Counting only lines that hold "this", give the total and nothing more.

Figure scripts

——

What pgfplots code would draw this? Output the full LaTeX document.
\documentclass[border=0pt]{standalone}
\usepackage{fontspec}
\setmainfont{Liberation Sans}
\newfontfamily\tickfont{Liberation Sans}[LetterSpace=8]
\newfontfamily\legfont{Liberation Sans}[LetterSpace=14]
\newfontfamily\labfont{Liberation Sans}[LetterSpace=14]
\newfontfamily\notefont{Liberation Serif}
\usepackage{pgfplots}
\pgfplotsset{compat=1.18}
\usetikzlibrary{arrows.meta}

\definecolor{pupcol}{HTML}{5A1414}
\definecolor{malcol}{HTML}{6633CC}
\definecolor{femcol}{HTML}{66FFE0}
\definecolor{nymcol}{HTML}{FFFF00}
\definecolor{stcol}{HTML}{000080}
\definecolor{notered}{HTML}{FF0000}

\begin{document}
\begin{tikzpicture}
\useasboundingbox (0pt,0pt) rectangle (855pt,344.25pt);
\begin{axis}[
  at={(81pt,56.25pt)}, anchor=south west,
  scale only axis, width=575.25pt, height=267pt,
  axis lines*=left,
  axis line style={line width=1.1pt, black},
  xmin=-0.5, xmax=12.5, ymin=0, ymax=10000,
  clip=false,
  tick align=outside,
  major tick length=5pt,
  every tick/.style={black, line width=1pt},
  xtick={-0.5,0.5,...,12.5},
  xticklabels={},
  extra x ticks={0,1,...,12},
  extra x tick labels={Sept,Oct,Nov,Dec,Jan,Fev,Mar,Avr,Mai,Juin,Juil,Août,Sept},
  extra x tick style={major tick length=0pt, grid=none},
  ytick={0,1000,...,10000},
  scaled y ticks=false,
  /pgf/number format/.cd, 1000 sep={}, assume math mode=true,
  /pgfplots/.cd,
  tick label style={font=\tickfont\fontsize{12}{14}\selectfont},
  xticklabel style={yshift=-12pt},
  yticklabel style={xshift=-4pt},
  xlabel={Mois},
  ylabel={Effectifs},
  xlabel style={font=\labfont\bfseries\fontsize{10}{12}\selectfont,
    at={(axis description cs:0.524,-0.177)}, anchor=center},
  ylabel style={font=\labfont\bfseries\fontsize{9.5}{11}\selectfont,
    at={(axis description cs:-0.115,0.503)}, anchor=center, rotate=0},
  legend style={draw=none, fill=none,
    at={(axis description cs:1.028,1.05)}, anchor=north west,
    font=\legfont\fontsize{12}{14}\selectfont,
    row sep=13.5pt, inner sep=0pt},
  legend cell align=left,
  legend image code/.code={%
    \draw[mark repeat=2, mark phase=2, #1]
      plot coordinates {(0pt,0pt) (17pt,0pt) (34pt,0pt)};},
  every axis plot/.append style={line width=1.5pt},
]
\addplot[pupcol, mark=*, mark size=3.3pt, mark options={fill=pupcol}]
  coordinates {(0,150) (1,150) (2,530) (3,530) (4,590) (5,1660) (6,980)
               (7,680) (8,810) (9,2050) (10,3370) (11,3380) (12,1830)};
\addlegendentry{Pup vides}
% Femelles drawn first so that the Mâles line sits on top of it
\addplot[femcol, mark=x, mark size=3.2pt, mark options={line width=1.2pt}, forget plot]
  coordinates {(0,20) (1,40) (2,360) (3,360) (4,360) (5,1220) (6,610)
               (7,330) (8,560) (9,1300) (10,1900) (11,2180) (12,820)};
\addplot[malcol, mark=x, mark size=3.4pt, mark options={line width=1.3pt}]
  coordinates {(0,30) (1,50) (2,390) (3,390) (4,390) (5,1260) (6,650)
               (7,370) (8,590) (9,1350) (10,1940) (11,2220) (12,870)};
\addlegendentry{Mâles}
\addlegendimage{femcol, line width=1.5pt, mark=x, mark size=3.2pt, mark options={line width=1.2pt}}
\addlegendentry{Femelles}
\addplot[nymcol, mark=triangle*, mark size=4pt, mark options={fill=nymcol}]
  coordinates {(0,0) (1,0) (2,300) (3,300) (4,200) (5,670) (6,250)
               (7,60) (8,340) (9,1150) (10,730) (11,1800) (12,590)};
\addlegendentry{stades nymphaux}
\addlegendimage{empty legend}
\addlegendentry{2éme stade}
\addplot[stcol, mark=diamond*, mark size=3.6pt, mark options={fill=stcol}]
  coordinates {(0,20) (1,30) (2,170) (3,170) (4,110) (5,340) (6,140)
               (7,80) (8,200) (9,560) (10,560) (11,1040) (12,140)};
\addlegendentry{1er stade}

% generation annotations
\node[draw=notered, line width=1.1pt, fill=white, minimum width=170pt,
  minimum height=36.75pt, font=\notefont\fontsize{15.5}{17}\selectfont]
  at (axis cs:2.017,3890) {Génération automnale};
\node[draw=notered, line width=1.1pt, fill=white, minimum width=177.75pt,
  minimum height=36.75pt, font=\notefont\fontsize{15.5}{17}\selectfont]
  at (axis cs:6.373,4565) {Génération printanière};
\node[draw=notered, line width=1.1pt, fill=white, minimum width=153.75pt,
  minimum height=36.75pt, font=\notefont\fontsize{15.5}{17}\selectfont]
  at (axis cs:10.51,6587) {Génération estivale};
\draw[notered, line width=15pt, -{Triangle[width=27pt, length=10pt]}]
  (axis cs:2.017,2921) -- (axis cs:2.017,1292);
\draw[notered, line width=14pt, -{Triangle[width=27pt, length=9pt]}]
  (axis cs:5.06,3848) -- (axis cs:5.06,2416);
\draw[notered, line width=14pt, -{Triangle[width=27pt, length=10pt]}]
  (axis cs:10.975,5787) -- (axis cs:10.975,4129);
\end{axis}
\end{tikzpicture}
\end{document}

——

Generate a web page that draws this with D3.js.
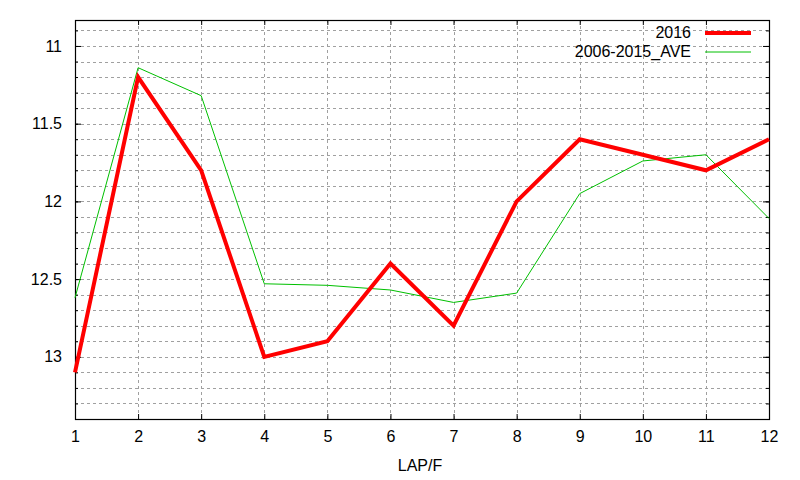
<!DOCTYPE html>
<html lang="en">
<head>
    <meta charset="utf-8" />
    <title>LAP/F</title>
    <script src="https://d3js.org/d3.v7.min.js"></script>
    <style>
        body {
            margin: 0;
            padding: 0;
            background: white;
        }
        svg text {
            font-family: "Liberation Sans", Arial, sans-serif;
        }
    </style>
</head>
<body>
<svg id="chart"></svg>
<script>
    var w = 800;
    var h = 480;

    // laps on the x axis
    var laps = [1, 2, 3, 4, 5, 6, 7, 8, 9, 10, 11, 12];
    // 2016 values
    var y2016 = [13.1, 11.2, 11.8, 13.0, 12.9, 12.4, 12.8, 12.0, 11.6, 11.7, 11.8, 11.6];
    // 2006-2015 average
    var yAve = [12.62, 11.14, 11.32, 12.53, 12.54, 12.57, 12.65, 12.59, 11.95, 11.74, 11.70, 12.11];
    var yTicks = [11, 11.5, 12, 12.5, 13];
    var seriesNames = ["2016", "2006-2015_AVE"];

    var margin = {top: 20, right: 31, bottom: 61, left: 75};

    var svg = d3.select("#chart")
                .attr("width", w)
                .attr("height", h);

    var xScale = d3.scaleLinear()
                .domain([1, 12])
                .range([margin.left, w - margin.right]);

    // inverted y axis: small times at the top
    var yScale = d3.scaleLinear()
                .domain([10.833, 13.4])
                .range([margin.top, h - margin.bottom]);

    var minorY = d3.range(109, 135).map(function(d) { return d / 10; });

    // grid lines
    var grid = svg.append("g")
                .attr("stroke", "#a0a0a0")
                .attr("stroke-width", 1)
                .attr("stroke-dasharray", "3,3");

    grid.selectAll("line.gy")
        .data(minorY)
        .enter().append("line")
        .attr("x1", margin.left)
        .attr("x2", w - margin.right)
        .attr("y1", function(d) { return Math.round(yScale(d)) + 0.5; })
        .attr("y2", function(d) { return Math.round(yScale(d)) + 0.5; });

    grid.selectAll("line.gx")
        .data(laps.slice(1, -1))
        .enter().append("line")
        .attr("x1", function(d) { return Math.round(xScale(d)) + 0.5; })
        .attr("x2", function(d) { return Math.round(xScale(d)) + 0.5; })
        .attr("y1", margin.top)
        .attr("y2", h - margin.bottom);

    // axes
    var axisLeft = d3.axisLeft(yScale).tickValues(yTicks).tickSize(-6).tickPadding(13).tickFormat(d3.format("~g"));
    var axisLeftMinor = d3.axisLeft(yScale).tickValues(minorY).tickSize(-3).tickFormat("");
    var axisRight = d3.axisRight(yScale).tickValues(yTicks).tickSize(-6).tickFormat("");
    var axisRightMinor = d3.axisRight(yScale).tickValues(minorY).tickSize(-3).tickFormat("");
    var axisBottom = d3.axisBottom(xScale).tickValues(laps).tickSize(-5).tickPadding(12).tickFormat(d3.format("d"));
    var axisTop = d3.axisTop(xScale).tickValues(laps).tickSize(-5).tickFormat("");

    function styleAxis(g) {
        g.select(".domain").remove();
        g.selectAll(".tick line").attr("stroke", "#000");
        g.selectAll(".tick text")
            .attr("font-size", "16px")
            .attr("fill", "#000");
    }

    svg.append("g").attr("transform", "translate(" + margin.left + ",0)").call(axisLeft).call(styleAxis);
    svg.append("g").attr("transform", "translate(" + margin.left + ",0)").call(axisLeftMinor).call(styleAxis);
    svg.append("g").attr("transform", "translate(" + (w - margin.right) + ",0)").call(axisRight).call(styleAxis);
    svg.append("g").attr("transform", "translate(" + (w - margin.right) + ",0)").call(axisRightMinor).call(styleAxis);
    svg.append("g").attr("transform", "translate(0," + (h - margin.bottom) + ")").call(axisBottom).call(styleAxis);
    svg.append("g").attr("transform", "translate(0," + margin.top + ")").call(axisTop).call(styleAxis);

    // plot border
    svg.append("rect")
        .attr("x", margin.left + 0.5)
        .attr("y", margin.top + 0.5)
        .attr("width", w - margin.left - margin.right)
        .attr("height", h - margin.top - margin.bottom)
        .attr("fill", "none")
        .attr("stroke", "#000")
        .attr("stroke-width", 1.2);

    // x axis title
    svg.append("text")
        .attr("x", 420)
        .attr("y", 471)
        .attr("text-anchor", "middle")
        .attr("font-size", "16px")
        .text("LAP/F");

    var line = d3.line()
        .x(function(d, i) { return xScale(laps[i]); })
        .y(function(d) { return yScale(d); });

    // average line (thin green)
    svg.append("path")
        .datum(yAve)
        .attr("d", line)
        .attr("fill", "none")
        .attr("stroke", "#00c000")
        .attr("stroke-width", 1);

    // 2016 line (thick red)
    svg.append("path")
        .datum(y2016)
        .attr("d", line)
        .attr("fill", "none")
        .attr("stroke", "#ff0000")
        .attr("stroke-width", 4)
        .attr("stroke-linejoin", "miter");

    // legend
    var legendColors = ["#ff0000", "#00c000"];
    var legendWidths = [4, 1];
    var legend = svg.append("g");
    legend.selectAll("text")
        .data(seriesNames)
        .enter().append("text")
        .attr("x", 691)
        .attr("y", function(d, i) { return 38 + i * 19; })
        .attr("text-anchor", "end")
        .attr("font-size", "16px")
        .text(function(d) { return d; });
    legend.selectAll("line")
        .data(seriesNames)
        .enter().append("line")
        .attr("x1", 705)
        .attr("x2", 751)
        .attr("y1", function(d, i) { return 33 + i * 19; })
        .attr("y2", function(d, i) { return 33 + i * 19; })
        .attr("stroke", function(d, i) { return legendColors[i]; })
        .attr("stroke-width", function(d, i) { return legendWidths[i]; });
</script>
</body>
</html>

——

--- Exercise output ---
2